◆ Supplied information:
··········
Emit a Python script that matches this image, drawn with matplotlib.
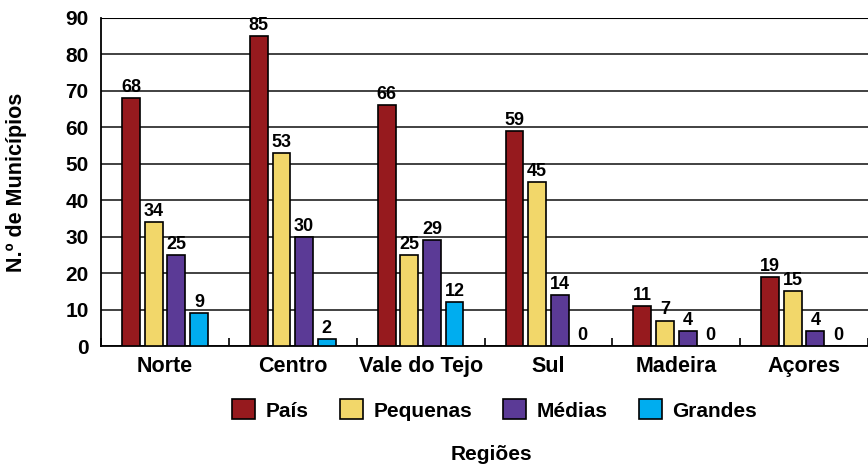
import matplotlib.pyplot as plt
import numpy as np
from matplotlib.patches import Patch

regioes = ["Norte", "Centro", "Vale do Tejo", "Sul", "Madeira", "Açores"]
series = ["País", "Pequenas", "Médias", "Grandes"]
pais = [68, 85, 66, 59, 11, 19]
pequenas = [34, 53, 25, 45, 7, 15]
medias = [25, 30, 29, 14, 4, 4]
grandes = [9, 2, 12, 0, 0, 0]
cores = ["#961a1e", "#f2d76a", "#5b3a96", "#00adef"]

fonte = ["Liberation Sans", "DejaVu Sans"]
plt.rcParams["font.family"] = fonte
plt.rcParams["font.weight"] = "bold"

fig = plt.figure(figsize=(8.68, 4.67), dpi=100)
ax = fig.add_axes([0.1164, 0.259, 0.8836, 0.7025])

x = np.arange(len(regioes))
w = 0.14
step = 0.177
for i, (vals, cor) in enumerate(zip([pais, pequenas, medias, grandes], cores)):
    pos = x + (i - 1.5) * step
    bars = ax.bar(pos, vals, width=w, color=cor, edgecolor="black", linewidth=1.2, zorder=3)
    for b, v in zip(bars, vals):
        ax.text(b.get_x() + b.get_width() / 2, v + 0.6, str(v), ha="center", va="bottom",
                fontsize=13, fontweight="bold", zorder=4)

ax.set_ylim(0, 90)
ax.set_xlim(-0.5, 5.5)
ax.set_yticks(range(0, 91, 10))
ax.yaxis.grid(True, color="#333333", linewidth=1.3, zorder=0)
ax.tick_params(axis="y", length=0, pad=9, labelsize=15)

ax.set_xticks(np.arange(-0.5, 6, 1))
ax.set_xticklabels([])
ax.tick_params(axis="x", direction="in", length=6, width=1.2)
for xi, r in zip(x, regioes):
    ax.text(xi, -2.8, r, ha="center", va="top", fontsize=15.5, fontweight="bold")

for s in ["top", "right"]:
    ax.spines[s].set_visible(False)
ax.spines["left"].set_linewidth(1.3)
ax.spines["bottom"].set_linewidth(1.3)
ax.axhline(90, color="black", linewidth=1.5, zorder=2)

ax.set_ylabel("N.º de Municípios", fontsize=15.5, fontweight="bold")
ax.yaxis.set_label_coords(-0.096, 0.5)

handles = [Patch(facecolor=c, edgecolor="black", linewidth=1.2) for c in cores]
fig.legend(handles, series, loc="center", bbox_to_anchor=(0.57, 0.122), ncol=4, frameon=False,
           prop={"weight": "bold", "size": 15}, handlelength=1.1, handleheight=1.1,
           columnspacing=1.5, handletextpad=0.5)

fig.text(0.566, 0.026, "Regiões", ha="center", va="center", fontsize=15, fontweight="bold")

fig.savefig("out.png", dpi=100)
··········
Reproduce only the lines from the beginning of the data through the line that contains "ax.yaxis.set_label_coords(-0.096, 0.5)", both included, and please drop the pictures.

◆ Response for this exercise:
Emit a Python script that matches this image, drawn with matplotlib.
import matplotlib.pyplot as plt
import numpy as np
from matplotlib.patches import Patch

regioes = ["Norte", "Centro", "Vale do Tejo", "Sul", "Madeira", "Açores"]
series = ["País", "Pequenas", "Médias", "Grandes"]
pais = [68, 85, 66, 59, 11, 19]
pequenas = [34, 53, 25, 45, 7, 15]
medias = [25, 30, 29, 14, 4, 4]
grandes = [9, 2, 12, 0, 0, 0]
cores = ["#961a1e", "#f2d76a", "#5b3a96", "#00adef"]

fonte = ["Liberation Sans", "DejaVu Sans"]
plt.rcParams["font.family"] = fonte
plt.rcParams["font.weight"] = "bold"

fig = plt.figure(figsize=(8.68, 4.67), dpi=100)
ax = fig.add_axes([0.1164, 0.259, 0.8836, 0.7025])

x = np.arange(len(regioes))
w = 0.14
step = 0.177
for i, (vals, cor) in enumerate(zip([pais, pequenas, medias, grandes], cores)):
    pos = x + (i - 1.5) * step
    bars = ax.bar(pos, vals, width=w, color=cor, edgecolor="black", linewidth=1.2, zorder=3)
    for b, v in zip(bars, vals):
        ax.text(b.get_x() + b.get_width() / 2, v + 0.6, str(v), ha="center", va="bottom",
                fontsize=13, fontweight="bold", zorder=4)

ax.set_ylim(0, 90)
ax.set_xlim(-0.5, 5.5)
ax.set_yticks(range(0, 91, 10))
ax.yaxis.grid(True, color="#333333", linewidth=1.3, zorder=0)
ax.tick_params(axis="y", length=0, pad=9, labelsize=15)

ax.set_xticks(np.arange(-0.5, 6, 1))
ax.set_xticklabels([])
ax.tick_params(axis="x", direction="in", length=6, width=1.2)
for xi, r in zip(x, regioes):
    ax.text(xi, -2.8, r, ha="center", va="top", fontsize=15.5, fontweight="bold")

for s in ["top", "right"]:
    ax.spines[s].set_visible(False)
ax.spines["left"].set_linewidth(1.3)
ax.spines["bottom"].set_linewidth(1.3)
ax.axhline(90, color="black", linewidth=1.5, zorder=2)

ax.set_ylabel("N.º de Municípios", fontsize=15.5, fontweight="bold")
ax.yaxis.set_label_coords(-0.096, 0.5)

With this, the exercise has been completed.